Regarding specific cases of undefined behavior such as integer overflow,
is there/could there be a way to specify the desired behavior without
having to explicitly write it every time? Like "if any integer overflow
occurs in this block, let it wrap around / truncate it / assume I don't
care about the result". I'm thinking of emulator code that relies on the
wrap around behavior, and would get a lot uglier and potentially slower
if it had to explicitly handle overflow after every operation.

gcc has a way to get this - the "-fwrapv" flag.  I believe that also 
works as an optimize attribute for individual functions, though I 
haven't tested it.

Maybe that could even be a type specification; eg:
wraparound int x; //use wrap behavior if x overflows
truncate int y; //truncate y if it overflows
int z; //let z overflowing be undefined behavior as usual

But again this would have to be a standard feature.

It would not have to be a standard feature - gcc could certainly 
implement something like this.  My understanding is that the gcc 
developers prefer these things to be in the standards, or at least in 
drafts for extensions and enhancements (like named address spaces, or 
fixed point types).  But they can also be implemented as type or 
variable attributes (such as different "modes").

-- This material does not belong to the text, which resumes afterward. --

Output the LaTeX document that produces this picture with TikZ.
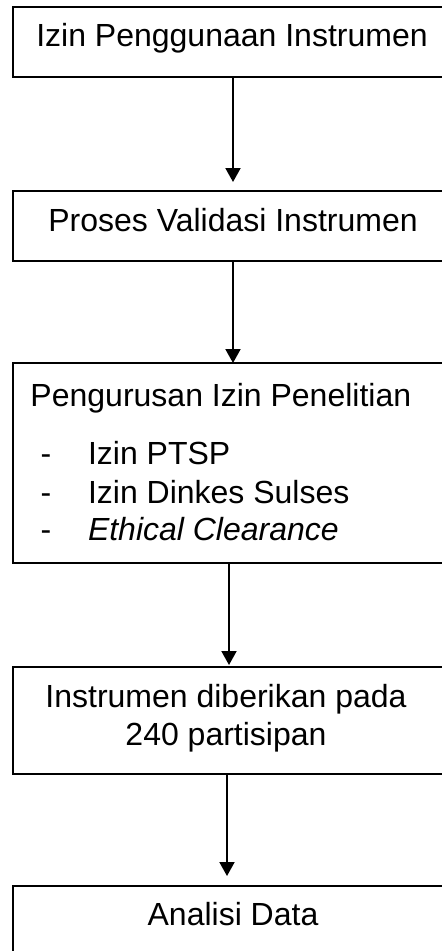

Personally, I'd love to see this sort of thing in C - preferably 
standardised, but a gcc extension would be fine.  There can be times 
when you want integer overflow to be defined in some way, such as 
wrapping or saturation (I think that is what you mean by "truncate"), 
and for some processors this would fit well with the underlying 
architecture.  But it would not be easy to see how these would work in 
different circumstances - in particular, it would be difficult to figure 
out what would happen when mixing types.  How would you add a wrapping 
int to a saturating int?

I suspect the only practical way here is to use C++ classes, using tools 
such as the overflow builtins or even inline assembly to ensure optimal 
code if gcc can't figure it out by itself.  Then all the interaction 
rules will be clearly defined in the classes.